There about 850,000 non-resident Indian (NRI) expatriates in the UAE, including roughly 600 dollar-millionaires. The Indian Tourist Office in Dubai believes that if, by acting as ambassadors for their country, every Indian was to get at least one non-Indian (Arab or expatriate) to visit India a year, “there would be no need for a tourist office in the Gulf.”

Unfortunately, that is not the case. While not every NRI can generate one visitor arrival, many top-level Indians with local business contacts do make an effort. The tourist office says about 112,000 visitors came from the Middle East in 1999 (the last year for which total figures are available), plus another 30,000 to 35,000 expatriates. The office believes the actual figures are much higher because the Indian visitor arrivals statistical system is tabulated by nationality rather than residence. Growth has been about 5%.

The flight capacity is an NTO’s dream: 225 flights a week from the Gulf to 18 international airports in India. However, nearly all of this capacity is mopped up by Indians working in the Gulf. It is also a lopsided arrangement. There are no direct flights to India from outposts like Iran, Turkey, Egypt, Lebanon or other Levant countries. Emirates, which already has a major network in India, is now starting to fly to Hyderabad, with possible plans for Chennai (formerly known as Madras). Gulf Air is planning to fly to Bangalore and Chennai.
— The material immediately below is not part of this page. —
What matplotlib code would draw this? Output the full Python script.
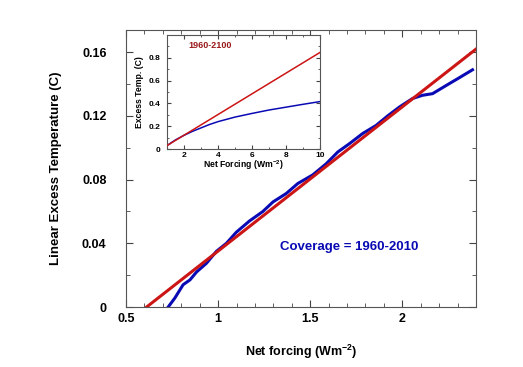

As a tourist destination, India is felt to have three major advantages. First, proximity. Most Indian cities are only 90 minutes to three hours flying time away, allowing visitors to even go on long weekends. Secondly, language is no problem. Not only is English widely spoken in the Gulf but many local Arabs are learning to speak Indian languages to communicate with workers in their offices and homes. Thirdly, the travel trade is familiar with India because many consultants working in Gulf travel agencies are Indians. However, the tourist office rues the fact that Indian consultants promote other destinations rather than India.

Unfortunately, India negates these advantages by its universal visa policy. All Middle East citizens need visas for India, though local embassies are claimed to be expediting issuance within a day. Realising the competition emerging from other destinations with a no-visa policy, the Indian tourist office has appealed to its foreign ministry to grant visa on arrival at least to Gulf nationals. The bureaucracy is pondering that request.

The Indian private sector is also critical of the fare-pricing policies of local airlines Air India and Indian Airlines. Many Indians working in the Gulf travel on home leave with air-fares paid for by their employers. There is virtually no competition on these routes, which are also among the biggest money-spinners for Indian carriers systemwide. Interest is scant in promoting tourism per se. Along with a recently imposed ‘fuel tax’, the fares to India become much pricier than to other destinations.

The tourist office’s operating budget was 60 million rupees in 2000 (about US$1.3 million at current exchange rates), of which about 20 million rupees was spent in the UAE alone. This year’s budget is undisclosed but has been affected by the decline in the value of the rupee. Hence, a major strategy has been to pool marketing efforts with tour operators, hotels, airlines as well as with shopping malls. Intense activities are ongoing with the travel trade and major tour operators like Emirates Holidays, DNATA, Thomas Cook and Emirates World Holidays.